* **Exercise requirements**:
Below are some records. Say how many of their lines include the string "standalone", giving only the number.

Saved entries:
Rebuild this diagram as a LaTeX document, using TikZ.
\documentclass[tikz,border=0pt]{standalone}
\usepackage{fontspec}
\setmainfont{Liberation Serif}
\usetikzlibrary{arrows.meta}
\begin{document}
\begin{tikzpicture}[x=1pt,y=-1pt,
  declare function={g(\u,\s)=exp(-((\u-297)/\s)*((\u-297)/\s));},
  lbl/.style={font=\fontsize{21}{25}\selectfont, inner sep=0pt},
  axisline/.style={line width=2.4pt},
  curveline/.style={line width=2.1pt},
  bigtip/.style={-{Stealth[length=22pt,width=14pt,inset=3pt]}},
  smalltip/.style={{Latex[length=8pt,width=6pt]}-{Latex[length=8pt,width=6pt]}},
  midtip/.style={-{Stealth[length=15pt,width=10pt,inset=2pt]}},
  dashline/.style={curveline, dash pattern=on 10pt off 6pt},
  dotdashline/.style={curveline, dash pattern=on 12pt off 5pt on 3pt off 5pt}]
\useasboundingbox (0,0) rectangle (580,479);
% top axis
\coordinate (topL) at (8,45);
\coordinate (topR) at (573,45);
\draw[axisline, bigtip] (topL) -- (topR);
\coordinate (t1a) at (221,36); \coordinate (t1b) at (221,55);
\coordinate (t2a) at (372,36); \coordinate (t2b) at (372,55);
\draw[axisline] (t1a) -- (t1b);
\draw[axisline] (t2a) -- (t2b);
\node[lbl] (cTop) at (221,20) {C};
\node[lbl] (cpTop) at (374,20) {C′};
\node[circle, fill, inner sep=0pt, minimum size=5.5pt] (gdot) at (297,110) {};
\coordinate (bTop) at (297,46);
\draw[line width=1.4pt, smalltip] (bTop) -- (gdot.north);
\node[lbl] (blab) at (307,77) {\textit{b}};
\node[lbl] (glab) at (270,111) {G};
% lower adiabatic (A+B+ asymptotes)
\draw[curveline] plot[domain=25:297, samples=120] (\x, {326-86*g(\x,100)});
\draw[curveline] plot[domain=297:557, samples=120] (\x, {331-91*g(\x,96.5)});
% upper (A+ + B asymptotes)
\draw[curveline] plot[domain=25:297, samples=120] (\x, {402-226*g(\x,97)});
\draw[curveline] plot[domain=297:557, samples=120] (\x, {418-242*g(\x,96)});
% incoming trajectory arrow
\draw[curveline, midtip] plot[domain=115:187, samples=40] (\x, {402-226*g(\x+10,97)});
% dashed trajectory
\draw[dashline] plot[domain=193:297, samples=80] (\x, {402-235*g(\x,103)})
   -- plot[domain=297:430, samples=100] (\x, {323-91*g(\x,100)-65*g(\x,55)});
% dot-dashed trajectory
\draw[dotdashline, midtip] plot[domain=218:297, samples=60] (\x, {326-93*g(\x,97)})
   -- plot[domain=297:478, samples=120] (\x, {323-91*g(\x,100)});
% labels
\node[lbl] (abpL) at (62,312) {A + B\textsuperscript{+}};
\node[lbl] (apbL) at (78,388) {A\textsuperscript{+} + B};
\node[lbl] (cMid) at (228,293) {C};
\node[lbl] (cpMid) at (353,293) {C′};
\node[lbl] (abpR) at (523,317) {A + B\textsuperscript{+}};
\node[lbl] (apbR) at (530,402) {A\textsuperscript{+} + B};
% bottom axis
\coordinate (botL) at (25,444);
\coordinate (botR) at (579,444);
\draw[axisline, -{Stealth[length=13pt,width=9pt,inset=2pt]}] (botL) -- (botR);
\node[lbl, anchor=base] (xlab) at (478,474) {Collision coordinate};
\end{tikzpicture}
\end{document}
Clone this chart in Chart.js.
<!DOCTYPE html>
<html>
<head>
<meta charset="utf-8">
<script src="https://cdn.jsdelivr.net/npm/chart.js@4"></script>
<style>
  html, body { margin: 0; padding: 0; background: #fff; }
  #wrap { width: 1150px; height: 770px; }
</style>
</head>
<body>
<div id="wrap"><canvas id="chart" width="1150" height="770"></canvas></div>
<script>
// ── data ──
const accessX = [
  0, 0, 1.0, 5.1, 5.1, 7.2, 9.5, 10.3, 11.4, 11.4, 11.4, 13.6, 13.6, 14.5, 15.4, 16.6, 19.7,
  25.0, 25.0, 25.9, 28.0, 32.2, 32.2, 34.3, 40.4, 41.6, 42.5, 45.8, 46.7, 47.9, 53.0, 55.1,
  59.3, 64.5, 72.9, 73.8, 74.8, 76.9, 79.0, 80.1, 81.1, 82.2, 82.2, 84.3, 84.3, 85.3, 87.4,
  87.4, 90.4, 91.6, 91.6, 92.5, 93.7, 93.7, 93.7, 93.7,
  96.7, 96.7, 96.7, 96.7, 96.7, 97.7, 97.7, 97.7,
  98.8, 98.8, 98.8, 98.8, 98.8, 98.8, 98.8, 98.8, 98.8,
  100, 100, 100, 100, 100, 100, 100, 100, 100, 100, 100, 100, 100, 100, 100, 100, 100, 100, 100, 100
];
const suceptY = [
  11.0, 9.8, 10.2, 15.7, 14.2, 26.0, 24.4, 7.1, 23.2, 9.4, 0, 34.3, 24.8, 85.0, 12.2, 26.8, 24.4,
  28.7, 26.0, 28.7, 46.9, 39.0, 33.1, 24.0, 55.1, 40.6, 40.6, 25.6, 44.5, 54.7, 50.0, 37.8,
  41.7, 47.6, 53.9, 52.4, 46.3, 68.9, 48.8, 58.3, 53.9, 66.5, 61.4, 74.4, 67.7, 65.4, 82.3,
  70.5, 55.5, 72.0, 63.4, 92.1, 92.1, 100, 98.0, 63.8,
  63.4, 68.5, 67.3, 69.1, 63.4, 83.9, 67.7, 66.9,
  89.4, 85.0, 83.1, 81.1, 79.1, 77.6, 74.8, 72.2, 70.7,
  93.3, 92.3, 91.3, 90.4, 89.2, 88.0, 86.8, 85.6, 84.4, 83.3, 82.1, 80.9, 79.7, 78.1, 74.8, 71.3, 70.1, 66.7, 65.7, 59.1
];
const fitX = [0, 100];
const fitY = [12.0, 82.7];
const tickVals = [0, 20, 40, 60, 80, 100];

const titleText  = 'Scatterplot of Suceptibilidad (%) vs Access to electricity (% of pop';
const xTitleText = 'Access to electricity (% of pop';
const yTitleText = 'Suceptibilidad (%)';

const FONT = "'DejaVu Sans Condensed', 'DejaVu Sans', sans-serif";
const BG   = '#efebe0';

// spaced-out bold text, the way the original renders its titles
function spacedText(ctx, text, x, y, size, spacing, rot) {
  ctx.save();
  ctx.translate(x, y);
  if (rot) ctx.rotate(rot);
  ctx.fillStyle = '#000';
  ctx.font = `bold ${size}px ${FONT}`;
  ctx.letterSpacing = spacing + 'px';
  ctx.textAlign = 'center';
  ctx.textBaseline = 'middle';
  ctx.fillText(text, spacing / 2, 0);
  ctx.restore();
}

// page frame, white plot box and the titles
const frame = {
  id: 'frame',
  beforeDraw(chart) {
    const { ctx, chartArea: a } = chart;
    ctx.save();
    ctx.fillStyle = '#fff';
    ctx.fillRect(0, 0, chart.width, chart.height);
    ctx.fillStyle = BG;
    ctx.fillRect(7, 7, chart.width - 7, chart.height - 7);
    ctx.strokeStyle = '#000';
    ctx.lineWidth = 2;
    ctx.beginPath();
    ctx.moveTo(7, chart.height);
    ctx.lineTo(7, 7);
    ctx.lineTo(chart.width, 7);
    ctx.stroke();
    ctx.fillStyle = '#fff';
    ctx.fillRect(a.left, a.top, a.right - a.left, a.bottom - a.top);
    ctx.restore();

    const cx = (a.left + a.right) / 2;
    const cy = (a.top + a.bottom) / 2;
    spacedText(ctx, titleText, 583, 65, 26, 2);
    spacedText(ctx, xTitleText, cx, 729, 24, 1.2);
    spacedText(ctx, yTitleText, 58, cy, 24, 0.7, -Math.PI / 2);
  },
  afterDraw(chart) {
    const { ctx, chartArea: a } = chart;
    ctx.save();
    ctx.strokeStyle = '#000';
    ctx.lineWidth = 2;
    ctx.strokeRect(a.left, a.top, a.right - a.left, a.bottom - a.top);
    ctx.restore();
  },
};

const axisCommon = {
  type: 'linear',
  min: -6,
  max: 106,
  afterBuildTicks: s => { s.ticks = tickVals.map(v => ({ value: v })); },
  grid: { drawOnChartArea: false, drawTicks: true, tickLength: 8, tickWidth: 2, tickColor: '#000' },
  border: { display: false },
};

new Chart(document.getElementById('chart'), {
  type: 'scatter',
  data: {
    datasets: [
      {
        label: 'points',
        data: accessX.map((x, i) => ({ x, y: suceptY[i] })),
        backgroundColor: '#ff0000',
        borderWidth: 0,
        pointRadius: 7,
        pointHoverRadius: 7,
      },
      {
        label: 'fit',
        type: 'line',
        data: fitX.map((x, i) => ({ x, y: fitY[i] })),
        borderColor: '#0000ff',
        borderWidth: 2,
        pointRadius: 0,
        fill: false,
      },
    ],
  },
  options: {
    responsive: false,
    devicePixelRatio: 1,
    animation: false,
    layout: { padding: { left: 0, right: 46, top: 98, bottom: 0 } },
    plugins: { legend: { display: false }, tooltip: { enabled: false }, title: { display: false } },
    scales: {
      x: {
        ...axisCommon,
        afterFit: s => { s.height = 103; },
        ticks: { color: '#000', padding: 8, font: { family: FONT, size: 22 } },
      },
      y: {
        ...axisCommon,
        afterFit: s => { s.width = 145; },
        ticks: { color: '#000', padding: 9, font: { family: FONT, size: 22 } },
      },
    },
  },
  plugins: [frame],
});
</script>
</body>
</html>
---
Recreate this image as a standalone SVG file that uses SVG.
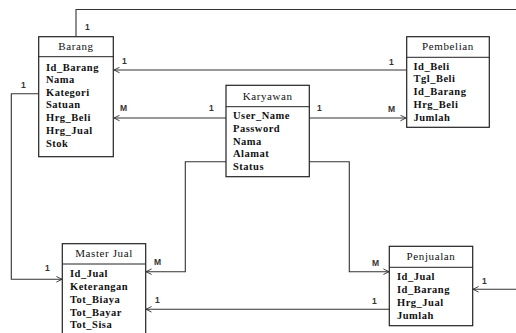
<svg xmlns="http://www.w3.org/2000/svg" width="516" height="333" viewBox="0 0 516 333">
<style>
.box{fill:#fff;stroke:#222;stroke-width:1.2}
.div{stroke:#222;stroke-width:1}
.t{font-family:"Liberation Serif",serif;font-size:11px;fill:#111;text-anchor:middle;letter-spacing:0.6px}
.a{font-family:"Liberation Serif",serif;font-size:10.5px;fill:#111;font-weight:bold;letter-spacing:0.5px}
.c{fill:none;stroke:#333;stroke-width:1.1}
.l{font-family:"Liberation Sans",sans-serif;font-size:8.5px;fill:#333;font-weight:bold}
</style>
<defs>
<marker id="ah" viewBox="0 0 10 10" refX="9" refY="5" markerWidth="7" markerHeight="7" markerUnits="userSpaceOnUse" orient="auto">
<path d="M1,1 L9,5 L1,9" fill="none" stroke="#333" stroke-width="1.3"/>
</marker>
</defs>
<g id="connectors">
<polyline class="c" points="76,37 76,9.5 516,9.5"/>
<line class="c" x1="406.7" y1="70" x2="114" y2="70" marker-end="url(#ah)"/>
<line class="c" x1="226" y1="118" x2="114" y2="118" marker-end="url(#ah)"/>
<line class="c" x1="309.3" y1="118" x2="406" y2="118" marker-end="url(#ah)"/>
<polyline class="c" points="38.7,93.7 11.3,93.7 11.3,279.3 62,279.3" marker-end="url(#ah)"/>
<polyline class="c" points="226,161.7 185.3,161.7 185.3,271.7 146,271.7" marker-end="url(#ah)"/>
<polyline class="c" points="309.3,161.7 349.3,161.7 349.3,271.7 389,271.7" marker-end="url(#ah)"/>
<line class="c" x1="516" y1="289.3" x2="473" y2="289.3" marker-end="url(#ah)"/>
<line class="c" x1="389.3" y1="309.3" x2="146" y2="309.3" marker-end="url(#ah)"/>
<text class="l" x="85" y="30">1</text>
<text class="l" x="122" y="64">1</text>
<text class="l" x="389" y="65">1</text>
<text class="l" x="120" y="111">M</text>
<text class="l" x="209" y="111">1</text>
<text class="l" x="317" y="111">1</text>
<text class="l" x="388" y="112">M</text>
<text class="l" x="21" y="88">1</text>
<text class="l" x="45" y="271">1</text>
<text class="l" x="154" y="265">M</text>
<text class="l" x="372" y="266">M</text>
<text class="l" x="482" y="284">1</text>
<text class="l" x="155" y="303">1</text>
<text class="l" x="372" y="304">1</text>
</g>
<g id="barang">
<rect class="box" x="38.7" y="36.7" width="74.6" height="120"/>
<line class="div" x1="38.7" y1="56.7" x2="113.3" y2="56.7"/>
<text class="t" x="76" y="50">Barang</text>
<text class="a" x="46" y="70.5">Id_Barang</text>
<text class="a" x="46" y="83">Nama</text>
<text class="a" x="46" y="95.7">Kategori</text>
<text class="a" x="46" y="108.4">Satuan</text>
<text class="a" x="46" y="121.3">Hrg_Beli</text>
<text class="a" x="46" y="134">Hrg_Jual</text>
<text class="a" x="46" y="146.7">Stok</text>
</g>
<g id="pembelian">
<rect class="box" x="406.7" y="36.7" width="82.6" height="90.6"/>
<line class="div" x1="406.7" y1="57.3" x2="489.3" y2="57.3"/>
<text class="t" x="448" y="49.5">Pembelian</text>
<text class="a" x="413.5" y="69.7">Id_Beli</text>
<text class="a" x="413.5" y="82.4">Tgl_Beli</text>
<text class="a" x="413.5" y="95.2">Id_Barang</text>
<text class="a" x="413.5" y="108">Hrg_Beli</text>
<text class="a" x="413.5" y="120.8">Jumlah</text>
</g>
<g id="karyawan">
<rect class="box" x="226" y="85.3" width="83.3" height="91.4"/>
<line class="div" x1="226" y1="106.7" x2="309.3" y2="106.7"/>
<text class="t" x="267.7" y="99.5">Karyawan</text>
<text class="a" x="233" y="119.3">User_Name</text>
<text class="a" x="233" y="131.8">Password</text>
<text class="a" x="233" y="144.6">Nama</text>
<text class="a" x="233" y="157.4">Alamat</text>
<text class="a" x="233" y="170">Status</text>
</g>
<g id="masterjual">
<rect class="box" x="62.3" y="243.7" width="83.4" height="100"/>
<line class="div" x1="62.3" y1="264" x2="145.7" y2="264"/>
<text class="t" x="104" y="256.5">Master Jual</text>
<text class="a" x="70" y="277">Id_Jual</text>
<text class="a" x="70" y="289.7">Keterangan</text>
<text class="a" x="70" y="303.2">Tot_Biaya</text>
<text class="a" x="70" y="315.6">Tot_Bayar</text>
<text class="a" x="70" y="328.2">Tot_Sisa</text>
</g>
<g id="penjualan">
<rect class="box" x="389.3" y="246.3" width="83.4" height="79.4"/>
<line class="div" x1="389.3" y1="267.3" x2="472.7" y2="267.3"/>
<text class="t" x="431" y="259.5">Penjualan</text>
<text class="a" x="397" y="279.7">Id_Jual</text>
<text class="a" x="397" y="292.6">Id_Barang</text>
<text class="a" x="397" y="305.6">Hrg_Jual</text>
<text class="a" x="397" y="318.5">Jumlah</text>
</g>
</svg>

* **In response**:
2